Source data:
---*---
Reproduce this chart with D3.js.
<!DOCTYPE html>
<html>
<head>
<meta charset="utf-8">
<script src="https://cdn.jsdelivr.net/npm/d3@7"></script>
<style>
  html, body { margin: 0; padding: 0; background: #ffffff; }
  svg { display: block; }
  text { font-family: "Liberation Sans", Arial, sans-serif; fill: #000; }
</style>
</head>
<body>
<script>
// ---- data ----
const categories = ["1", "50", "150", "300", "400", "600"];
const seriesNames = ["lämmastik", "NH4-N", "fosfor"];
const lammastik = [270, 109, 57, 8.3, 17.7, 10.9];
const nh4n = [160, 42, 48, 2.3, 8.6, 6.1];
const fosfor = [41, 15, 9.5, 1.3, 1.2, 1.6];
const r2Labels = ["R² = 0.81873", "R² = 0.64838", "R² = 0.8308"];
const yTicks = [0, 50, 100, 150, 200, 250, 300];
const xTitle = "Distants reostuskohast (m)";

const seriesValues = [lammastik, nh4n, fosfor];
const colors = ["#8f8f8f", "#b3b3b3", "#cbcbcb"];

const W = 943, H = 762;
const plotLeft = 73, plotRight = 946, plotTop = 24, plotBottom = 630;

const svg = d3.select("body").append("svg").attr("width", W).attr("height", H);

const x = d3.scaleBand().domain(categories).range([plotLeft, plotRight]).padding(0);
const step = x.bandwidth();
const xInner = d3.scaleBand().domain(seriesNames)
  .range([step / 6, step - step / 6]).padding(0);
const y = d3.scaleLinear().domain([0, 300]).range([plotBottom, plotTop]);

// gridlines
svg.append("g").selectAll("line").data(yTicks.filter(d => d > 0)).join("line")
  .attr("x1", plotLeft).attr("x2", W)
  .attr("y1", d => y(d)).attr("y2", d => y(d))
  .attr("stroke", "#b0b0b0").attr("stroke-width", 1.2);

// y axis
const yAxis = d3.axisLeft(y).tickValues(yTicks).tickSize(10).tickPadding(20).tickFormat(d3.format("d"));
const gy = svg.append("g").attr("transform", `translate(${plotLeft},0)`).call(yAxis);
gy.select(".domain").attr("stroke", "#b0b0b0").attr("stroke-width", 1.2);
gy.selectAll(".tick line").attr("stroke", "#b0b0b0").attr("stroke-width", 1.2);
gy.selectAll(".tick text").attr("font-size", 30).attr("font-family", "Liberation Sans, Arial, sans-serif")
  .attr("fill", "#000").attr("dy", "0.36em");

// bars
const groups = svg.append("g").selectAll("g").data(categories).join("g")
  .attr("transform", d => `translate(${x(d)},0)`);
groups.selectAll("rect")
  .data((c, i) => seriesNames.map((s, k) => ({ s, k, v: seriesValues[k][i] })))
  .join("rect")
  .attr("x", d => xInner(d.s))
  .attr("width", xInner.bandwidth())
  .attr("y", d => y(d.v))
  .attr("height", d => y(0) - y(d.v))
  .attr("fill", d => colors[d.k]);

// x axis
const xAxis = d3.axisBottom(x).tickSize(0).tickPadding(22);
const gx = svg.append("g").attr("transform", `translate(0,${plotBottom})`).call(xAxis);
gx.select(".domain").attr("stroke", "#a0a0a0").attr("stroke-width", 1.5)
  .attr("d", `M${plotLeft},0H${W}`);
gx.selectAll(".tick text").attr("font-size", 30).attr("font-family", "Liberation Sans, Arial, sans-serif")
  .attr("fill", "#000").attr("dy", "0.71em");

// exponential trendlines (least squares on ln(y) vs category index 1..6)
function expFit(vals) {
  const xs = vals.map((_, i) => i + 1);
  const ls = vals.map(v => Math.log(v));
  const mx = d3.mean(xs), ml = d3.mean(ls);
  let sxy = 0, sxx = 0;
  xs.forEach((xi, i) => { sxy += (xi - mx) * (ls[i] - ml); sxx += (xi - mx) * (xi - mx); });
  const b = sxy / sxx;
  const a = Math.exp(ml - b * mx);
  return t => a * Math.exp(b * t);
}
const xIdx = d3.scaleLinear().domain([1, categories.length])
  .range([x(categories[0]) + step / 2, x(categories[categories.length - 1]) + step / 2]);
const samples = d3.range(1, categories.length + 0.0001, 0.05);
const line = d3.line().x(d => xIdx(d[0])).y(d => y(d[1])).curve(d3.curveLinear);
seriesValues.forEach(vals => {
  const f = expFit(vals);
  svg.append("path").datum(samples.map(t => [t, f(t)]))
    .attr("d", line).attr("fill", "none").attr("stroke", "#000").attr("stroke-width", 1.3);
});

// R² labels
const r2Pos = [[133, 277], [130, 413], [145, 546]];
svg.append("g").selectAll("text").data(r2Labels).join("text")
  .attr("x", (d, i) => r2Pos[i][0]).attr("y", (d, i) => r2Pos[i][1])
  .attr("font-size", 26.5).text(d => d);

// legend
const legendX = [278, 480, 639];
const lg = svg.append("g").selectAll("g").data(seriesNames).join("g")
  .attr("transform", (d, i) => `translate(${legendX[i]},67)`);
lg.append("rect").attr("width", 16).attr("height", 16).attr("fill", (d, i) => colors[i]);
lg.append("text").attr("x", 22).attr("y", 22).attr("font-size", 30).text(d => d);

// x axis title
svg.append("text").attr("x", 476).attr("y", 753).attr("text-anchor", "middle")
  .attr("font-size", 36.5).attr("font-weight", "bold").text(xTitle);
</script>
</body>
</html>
---*---
Task objective: Without changing a word, restate the whole listing.

Task response:
Reproduce this chart with D3.js.
<!DOCTYPE html>
<html>
<head>
<meta charset="utf-8">
<script src="https://cdn.jsdelivr.net/npm/d3@7"></script>
<style>
  html, body { margin: 0; padding: 0; background: #ffffff; }
  svg { display: block; }
  text { font-family: "Liberation Sans", Arial, sans-serif; fill: #000; }
</style>
</head>
<body>
<script>
// ---- data ----
const categories = ["1", "50", "150", "300", "400", "600"];
const seriesNames = ["lämmastik", "NH4-N", "fosfor"];
const lammastik = [270, 109, 57, 8.3, 17.7, 10.9];
const nh4n = [160, 42, 48, 2.3, 8.6, 6.1];
const fosfor = [41, 15, 9.5, 1.3, 1.2, 1.6];
const r2Labels = ["R² = 0.81873", "R² = 0.64838", "R² = 0.8308"];
const yTicks = [0, 50, 100, 150, 200, 250, 300];
const xTitle = "Distants reostuskohast (m)";

const seriesValues = [lammastik, nh4n, fosfor];
const colors = ["#8f8f8f", "#b3b3b3", "#cbcbcb"];

const W = 943, H = 762;
const plotLeft = 73, plotRight = 946, plotTop = 24, plotBottom = 630;

const svg = d3.select("body").append("svg").attr("width", W).attr("height", H);

const x = d3.scaleBand().domain(categories).range([plotLeft, plotRight]).padding(0);
const step = x.bandwidth();
const xInner = d3.scaleBand().domain(seriesNames)
  .range([step / 6, step - step / 6]).padding(0);
const y = d3.scaleLinear().domain([0, 300]).range([plotBottom, plotTop]);

// gridlines
svg.append("g").selectAll("line").data(yTicks.filter(d => d > 0)).join("line")
  .attr("x1", plotLeft).attr("x2", W)
  .attr("y1", d => y(d)).attr("y2", d => y(d))
  .attr("stroke", "#b0b0b0").attr("stroke-width", 1.2);

// y axis
const yAxis = d3.axisLeft(y).tickValues(yTicks).tickSize(10).tickPadding(20).tickFormat(d3.format("d"));
const gy = svg.append("g").attr("transform", `translate(${plotLeft},0)`).call(yAxis);
gy.select(".domain").attr("stroke", "#b0b0b0").attr("stroke-width", 1.2);
gy.selectAll(".tick line").attr("stroke", "#b0b0b0").attr("stroke-width", 1.2);
gy.selectAll(".tick text").attr("font-size", 30).attr("font-family", "Liberation Sans, Arial, sans-serif")
  .attr("fill", "#000").attr("dy", "0.36em");

// bars
const groups = svg.append("g").selectAll("g").data(categories).join("g")
  .attr("transform", d => `translate(${x(d)},0)`);
groups.selectAll("rect")
  .data((c, i) => seriesNames.map((s, k) => ({ s, k, v: seriesValues[k][i] })))
  .join("rect")
  .attr("x", d => xInner(d.s))
  .attr("width", xInner.bandwidth())
  .attr("y", d => y(d.v))
  .attr("height", d => y(0) - y(d.v))
  .attr("fill", d => colors[d.k]);

// x axis
const xAxis = d3.axisBottom(x).tickSize(0).tickPadding(22);
const gx = svg.append("g").attr("transform", `translate(0,${plotBottom})`).call(xAxis);
gx.select(".domain").attr("stroke", "#a0a0a0").attr("stroke-width", 1.5)
  .attr("d", `M${plotLeft},0H${W}`);
gx.selectAll(".tick text").attr("font-size", 30).attr("font-family", "Liberation Sans, Arial, sans-serif")
  .attr("fill", "#000").attr("dy", "0.71em");

// exponential trendlines (least squares on ln(y) vs category index 1..6)
function expFit(vals) {
  const xs = vals.map((_, i) => i + 1);
  const ls = vals.map(v => Math.log(v));
  const mx = d3.mean(xs), ml = d3.mean(ls);
  let sxy = 0, sxx = 0;
  xs.forEach((xi, i) => { sxy += (xi - mx) * (ls[i] - ml); sxx += (xi - mx) * (xi - mx); });
  const b = sxy / sxx;
  const a = Math.exp(ml - b * mx);
  return t => a * Math.exp(b * t);
}
const xIdx = d3.scaleLinear().domain([1, categories.length])
  .range([x(categories[0]) + step / 2, x(categories[categories.length - 1]) + step / 2]);
const samples = d3.range(1, categories.length + 0.0001, 0.05);
const line = d3.line().x(d => xIdx(d[0])).y(d => y(d[1])).curve(d3.curveLinear);
seriesValues.forEach(vals => {
  const f = expFit(vals);
  svg.append("path").datum(samples.map(t => [t, f(t)]))
    .attr("d", line).attr("fill", "none").attr("stroke", "#000").attr("stroke-width", 1.3);
});

// R² labels
const r2Pos = [[133, 277], [130, 413], [145, 546]];
svg.append("g").selectAll("text").data(r2Labels).join("text")
  .attr("x", (d, i) => r2Pos[i][0]).attr("y", (d, i) => r2Pos[i][1])
  .attr("font-size", 26.5).text(d => d);

// legend
const legendX = [278, 480, 639];
const lg = svg.append("g").selectAll("g").data(seriesNames).join("g")
  .attr("transform", (d, i) => `translate(${legendX[i]},67)`);
lg.append("rect").attr("width", 16).attr("height", 16).attr("fill", (d, i) => colors[i]);
lg.append("text").attr("x", 22).attr("y", 22).attr("font-size", 30).text(d => d);

// x axis title
svg.append("text").attr("x", 476).attr("y", 753).attr("text-anchor", "middle")
  .attr("font-size", 36.5).attr("font-weight", "bold").text(xTitle);
</script>
</body>
</html>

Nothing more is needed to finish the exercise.